You see, a long long time ago on October 2, 1945, Don McLean was born in New Rochelle, NY. But Don’s parents didn’t have time to look after him. His father was a goldsmith, always busy at the shop, and his mother spent her days powdering the noses of Broadway stars in the big city. She sold them cocaine. With two busy, industrious parents, Don was forced to entertain and sustain himself most days, and he did it in the only building that would let him– Pete Hornberger’s Jazzy Whale Dojo in downtown New Rochelle.
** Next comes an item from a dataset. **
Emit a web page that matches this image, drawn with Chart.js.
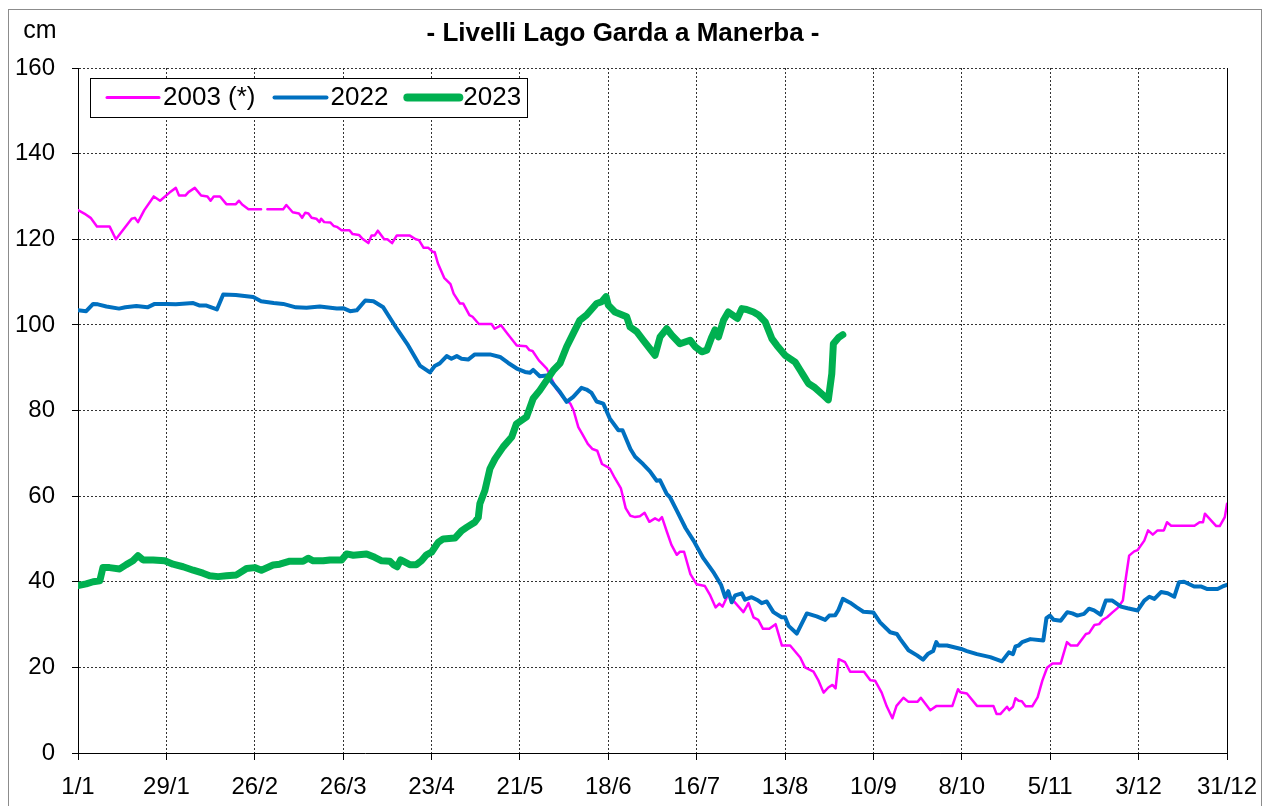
<!DOCTYPE html>
<html lang="it">
  <head>
    <meta charset="UTF-8" />
    <title>Livelli Lago Garda a Manerba</title>
    <script src="https://cdn.jsdelivr.net/npm/chart.js"></script>
    <style>
      html, body { margin: 0; padding: 0; background: #fff; }
    </style>
  </head>
  <body>
    <canvas id="lagoChart" width="1264" height="806"></canvas>

    <script>
      // giorno dell'anno (0 = 1/1), livello in cm
      const xTickLabels = ["1/1", "29/1", "26/2", "26/3", "23/4", "21/5", "18/6", "16/7", "13/8", "10/9", "8/10", "5/11", "3/12", "31/12"];

      const days2003 = [0, 2, 4, 6, 10, 12, 17, 18, 19, 21, 24, 26, 29, 31, 32, 34, 35, 37, 39, 41, 42, 43, 45, 47, 50, 51, 52, 54, 58, 59, 60, 65, 66, 68, 70, 71, 72, 73, 74, 75.5, 76.5, 77, 78, 80, 81, 82, 83.5, 86, 87, 89, 90, 92, 93, 94, 95, 97, 98, 99.5, 101, 105, 107, 108, 109.5, 111, 112.5, 113, 114, 116, 118, 119, 121, 122, 124, 125, 127, 131, 132, 134, 136, 139, 142, 143, 144, 146, 148.5, 150.5, 151.5, 153.5, 156, 157, 158.5, 160, 161.5, 163, 164.5, 166, 167.5, 168.5, 170, 172, 173.5, 175, 176.5, 178, 179.5, 181, 182.8, 184, 185, 186.5, 188, 189.7, 190.7, 192, 194, 196, 198.6, 200.3, 202, 203.2, 204.2, 206, 207.6, 210.8, 212.4, 214, 215.5, 217, 219, 221, 223, 225.6, 228.8, 230.3, 233, 234.6, 236.2, 237.7, 239, 240, 241, 243, 244.6, 249, 251, 252.5, 254.6, 256.2, 258, 259.3, 261.5, 263, 266, 267, 270, 272, 277, 278.8, 279.5, 281.6, 284.8, 290, 291, 292.2, 294.3, 295, 296.2, 297, 298, 299, 300.2, 302.3, 304, 305.5, 307, 308.7, 311.3, 313.3, 314.5, 316.6, 319.3, 320.3, 322, 323.5, 324.6, 326, 327.8, 329.4, 331, 332, 333, 334.6, 335.7, 337.8, 339, 340.5, 342, 344, 345, 346.3, 353.7, 355.3, 356.4, 357, 359, 360.6, 361.7, 363.3, 364];
      const lvl2003 = [126.8, 126, 125, 123, 123, 120, 124.8, 125, 124, 126.8, 130, 129, 130.9, 132, 130.2, 130.2, 131, 132, 130.2, 130, 129, 130, 130, 128.2, 128.2, 129, 128.1, 127, 127, null, 127, 127, 128, 126.3, 126, 125, 126.2, 126, 125, 124.8, 124, 124.8, 124, 123.9, 123.1, 122.9, 122.1, 122.1, 121.2, 121, 120.2, 119.1, 120.9, 120.9, 122, 120, 120, 119.1, 120.9, 120.9, 120, 119.8, 118, 118, 117, 117, 114.4, 111, 109.5, 107.3, 105, 105, 102.3, 101.9, 100.2, 100.2, 99.1, 99.9, 98, 95.2, 95, 94.1, 93.9, 91.7, 89.8, 86.7, 85.1, 83.2, 81.6, 80, 76.1, 74.2, 72.2, 71, 70.6, 67.5, 66.9, 66.4, 64.3, 61.8, 57.2, 55.4, 55.1, 55.3, 56.1, 54, 54.8, 54.3, 55.1, 51.8, 48.6, 46.3, 47, 47, 41.8, 39.4, 39, 36.8, 34, 34.9, 34.2, 37.1, 35.6, 32.9, 35, 31.7, 31.1, 29, 29, 30.1, 25.1, 25.1, 22.3, 20, 19, 16.9, 14.1, 15.3, 15.9, 15.1, 21.9, 21.2, 19, 19, 17, 16.9, 14.1, 10.9, 8.1, 11, 12.9, 12, 12, 12.9, 10, 11, 11, 14.9, 14.2, 13.9, 11, 11, 9.1, 9.1, 10.8, 10, 10.8, 12.8, 12.2, 12.1, 10.9, 10.9, 13, 16.9, 19.9, 20.9, 20.9, 25.9, 25.1, 25.1, 27.8, 28, 29.9, 30.1, 31.1, 31.7, 32.9, 33.9, 35.6, 41.1, 46.1, 47.1, 47.4, 49.6, 52, 51, 52, 52, 53.9, 53.1, 53.1, 53.9, 53.9, 55.9, 54.3, 53, 53, 55.1, 58.2];

      const days2022 = [0, 2.6, 4.8, 6.3, 9, 13, 15, 18.5, 22, 24.3, 28, 31, 36.5, 38.6, 40.7, 44, 46, 50, 55.5, 58, 62, 65, 69, 72.4, 76.6, 82, 84, 86.2, 88.3, 91, 93.6, 96.7, 101, 104.6, 108.3, 111.5, 113, 114.6, 116.8, 118.3, 120, 121.5, 123.6, 125.7, 130.5, 133.7, 136.3, 139, 141.6, 143.2, 144.2, 146.3, 148.5, 150, 152.7, 154.8, 156.9, 159.5, 161.1, 162.7, 164.3, 166.4, 168.5, 171.2, 172.5, 175, 176.5, 179, 181.2, 183.3, 184.4, 186.5, 187.5, 189.7, 192.5, 195, 198.1, 201.5, 203.7, 205, 206, 207.1, 208.2, 210.3, 211.3, 213.4, 215.5, 216.6, 218.2, 220.3, 222.9, 224, 225.1, 227.7, 230.9, 234, 236.7, 238, 239.9, 240.9, 242.3, 244.6, 246.7, 248.8, 252, 254.1, 257.3, 259.4, 260.5, 263.1, 265.8, 267.7, 269.2, 270.9, 271.9, 272.6, 275.3, 279.8, 281.6, 284.8, 289, 292.7, 294.9, 296.2, 297, 298, 299.1, 301.7, 305.8, 306.8, 307.9, 309.1, 311.3, 313.4, 315, 316.6, 318.7, 320.3, 321.9, 324, 325.6, 327.7, 330.4, 332.5, 335.7, 337.8, 339.4, 341, 343.1, 345.2, 347.3, 348.8, 350.4, 353.6, 355.7, 357.8, 361, 362.6, 364];
      const lvl2022 = [103.4, 103.2, 104.9, 104.8, 104.3, 103.8, 104.1, 104.4, 104.1, 104.9, 104.9, 104.8, 105.1, 104.5, 104.5, 103.6, 107.1, 107, 106.5, 105.5, 105.1, 104.9, 104.1, 104, 104.3, 103.8, 103.9, 103.2, 103.4, 105.7, 105.5, 104.1, 99.1, 95.2, 90.5, 88.9, 90.4, 91, 92.7, 92.1, 92.7, 92.1, 91.9, 93.1, 93.1, 92.5, 91.1, 89.8, 89, 88.8, 89.5, 88, 88.2, 86.7, 84.3, 82, 83.2, 85.3, 84.9, 84.1, 82.1, 81.6, 78.1, 75.4, 75.4, 71, 69.2, 67.5, 65.8, 63.6, 63.7, 60.5, 59.8, 56.6, 52.5, 49.6, 45.5, 42, 39.3, 36.4, 37.8, 35.2, 36.8, 37.3, 35.8, 36.4, 35.6, 35, 35.4, 32.9, 31.7, 31.7, 29.7, 27.9, 32.6, 31.9, 31.1, 32.1, 32.2, 33.4, 36, 35.1, 34, 33, 32.8, 30.5, 28.2, 27.8, 26.6, 24, 22.8, 21.8, 23.1, 23.8, 25.9, 25.1, 25.1, 24.3, 23.8, 23.1, 22.4, 21.4, 23.5, 23.1, 24.9, 25.1, 25.9, 26.6, 26.3, 31.5, 32.1, 31.1, 30.9, 32.9, 32.6, 32.1, 32.5, 33.7, 33.3, 32.3, 35.6, 35.6, 34.2, 33.8, 33.3, 35.6, 36.5, 36, 37.6, 37.3, 36.5, 39.9, 40, 38.9, 38.9, 38.3, 38.3, 38.9, 39.3];

      const days2023 = [0, 2.6, 4.8, 6.9, 7.9, 10, 13.2, 15.3, 17.4, 19, 20.6, 23.8, 27.5, 30.1, 33.3, 36.5, 39.6, 41.7, 44.4, 47, 50.2, 53.4, 56, 58.1, 61.8, 63.9, 67.1, 71.3, 72.9, 74.5, 77.7, 79.8, 83.5, 85.1, 87.2, 91.4, 94, 96.2, 98.8, 99.9, 101.1, 102.2, 103, 105.1, 107.2, 108.8, 110.4, 112, 114.1, 115.7, 119.4, 121.5, 123.1, 125.7, 126.8, 127.3, 128.9, 130.5, 132.1, 134.7, 137.4, 138.9, 142.1, 144.2, 146.3, 148.5, 150.6, 152.7, 154.8, 156.9, 159, 161.1, 164.3, 165.9, 167.3, 168, 170.1, 173.8, 174.9, 177, 179.1, 182.8, 184.4, 186.5, 188.1, 190.7, 193.9, 195.5, 197.6, 199.2, 200.8, 201.8, 202.9, 204.5, 206, 208.9, 210.3, 211.8, 214, 215.6, 217.7, 219.8, 221.4, 224, 227.2, 228.8, 229.8, 231.4, 233.5, 236.2, 237.7, 238.8, 239.3, 240.9, 242.3];
      const lvl2023 = [39.1, 39.5, 40, 40.2, 43.3, 43.3, 43, 44, 44.9, 46.1, 45.1, 45.1, 44.9, 44.1, 43.5, 42.7, 42, 41.4, 41.2, 41.4, 41.6, 43.1, 43.3, 42.7, 43.9, 44.1, 44.8, 44.8, 45.5, 44.9, 44.9, 45.1, 45.1, 46.5, 46.2, 46.5, 45.7, 44.9, 44.8, 44, 43.5, 45.1, 44.8, 44, 44, 44.9, 46.3, 46.9, 49.2, 50, 50.2, 51.9, 52.7, 53.9, 55, 58.2, 61.3, 66.4, 68.7, 71.5, 73.8, 76.9, 78.5, 82.8, 84.7, 87.1, 89.4, 91, 94.9, 98, 101.1, 102.3, 105, 105.4, 106.6, 104.6, 103, 101.9, 99.5, 98.4, 96.4, 92.9, 97.2, 99.1, 97.6, 95.6, 96.4, 94.9, 93.7, 94.1, 97.2, 98.8, 97.2, 101.1, 103, 101.5, 103.8, 103.6, 103, 102.3, 100.7, 96.8, 95.2, 92.9, 91.3, 89.4, 88.2, 86.3, 85.3, 83.5, 82.5, 88.6, 95.6, 97, 97.7];

      const FONT = "'Liberation Sans', Arial, sans-serif";

      function toPoints(days, vals) {
        return days.map((d, i) => ({ x: d, y: vals[i] }));
      }

      // titolo, cornice e legenda disegnati a mano
      const decorations = {
        id: "decorations",
        beforeDraw(chart) {
          const ctx = chart.ctx;
          ctx.save();
          ctx.fillStyle = "#fff";
          ctx.fillRect(0, 0, chart.width, chart.height);
          ctx.restore();
        },
        afterDraw(chart) {
          const ctx = chart.ctx;
          const a = chart.chartArea;
          ctx.save();

          ctx.strokeStyle = "#8c8c8c";
          ctx.lineWidth = 1;
          ctx.strokeRect(8.5, 9.5, 1253, 820);

          // bordo destro dell'area del grafico
          const xr = Math.round(a.right - 0.5) + 0.5;
          ctx.strokeStyle = "#000";
          ctx.beginPath();
          ctx.moveTo(xr, a.top);
          ctx.lineTo(xr, a.bottom);
          ctx.stroke();

          ctx.fillStyle = "#000";
          ctx.textBaseline = "middle";
          ctx.textAlign = "center";
          ctx.font = "bold 26px " + FONT;
          ctx.fillText("- Livelli Lago Garda a Manerba -", 623, 34);
          ctx.font = "25px " + FONT;
          ctx.fillText("cm", 40, 31);

          // legenda
          ctx.fillStyle = "#fff";
          ctx.fillRect(90.5, 78.5, 437, 39);
          ctx.strokeStyle = "#000";
          ctx.strokeRect(90.5, 78.5, 437, 39);
          ctx.font = "26px " + FONT;
          ctx.textAlign = "left";
          let x = 107;
          const y = 97.5;
          chart.data.datasets.forEach((ds) => {
            ctx.strokeStyle = ds.borderColor;
            ctx.lineWidth = ds.legendWidth;
            ctx.lineCap = "round";
            ctx.beginPath();
            ctx.moveTo(x, y);
            ctx.lineTo(x + 52, y);
            ctx.stroke();
            ctx.fillStyle = "#000";
            ctx.fillText(ds.label, x + 56, y);
            x += 56 + ctx.measureText(ds.label).width + 19;
          });
          ctx.restore();
        },
      };

      const ctx = document.getElementById("lagoChart").getContext("2d");
      const lagoChart = new Chart(ctx, {
        type: "line",
        data: {
          datasets: [
            {
              label: "2003 (*)",
              data: toPoints(days2003, lvl2003),
              borderColor: "#ff00ff",
              borderWidth: 2.5,
              legendWidth: 3,
              order: 3,
            },
            {
              label: "2022",
              data: toPoints(days2022, lvl2022),
              borderColor: "#0070c0",
              borderWidth: 4,
              legendWidth: 4,
              order: 2,
            },
            {
              label: "2023",
              data: toPoints(days2023, lvl2023),
              borderColor: "#00b050",
              borderWidth: 7,
              legendWidth: 8,
              order: 1,
            },
          ],
        },
        options: {
          responsive: false,
          animation: false,
          devicePixelRatio: 1,
          spanGaps: false,
          elements: {
            point: { radius: 0 },
            line: { tension: 0, borderJoinStyle: "round", borderCapStyle: "round", fill: false },
          },
          layout: { padding: { top: 68, right: 37, left: 0, bottom: 0 } },
          plugins: {
            legend: { display: false },
            title: { display: false },
            tooltip: { enabled: false },
          },
          scales: {
            x: {
              type: "linear",
              min: 0,
              max: 364,
              afterFit(scale) {
                scale.height = 53;
                scale.paddingLeft = 0;
                scale.paddingRight = 0;
              },
              ticks: {
                stepSize: 28,
                autoSkip: false,
                maxRotation: 0,
                padding: 13,
                color: "#000",
                font: { family: FONT, size: 24 },
                callback: (v) => xTickLabels[v / 28] || "",
              },
              grid: { color: "#333", lineWidth: 1, tickLength: 7, tickColor: "#000" },
              border: { color: "#000", width: 1, dash: [2, 2] },
            },
            y: {
              min: 0,
              max: 160,
              afterFit(scale) { scale.width = 78; },
              ticks: {
                stepSize: 20,
                padding: 17,
                color: "#000",
                font: { family: FONT, size: 24 },
              },
              grid: { color: "#333", lineWidth: 1, tickLength: 6, tickColor: "#000" },
              border: { color: "#000", width: 1, dash: [2, 2] },
            },
          },
        },
        plugins: [decorations],
      });
    </script>
  </body>
</html>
The music at the Jazzy Whale always made Don smile, and the precocious lad knew that if given a chance he too could make the crowd dance and then maybe both he and they could find some happiness for a while. Scatting was Don’s first true love and he formed a duo with future wife Maggie Gyllenhaal that played weekly at the Whale until February of 1970. It was the beginning of the end for Don and Maggie, when, as a 24 year old man what started as a shiver turned into full blown pneumonia.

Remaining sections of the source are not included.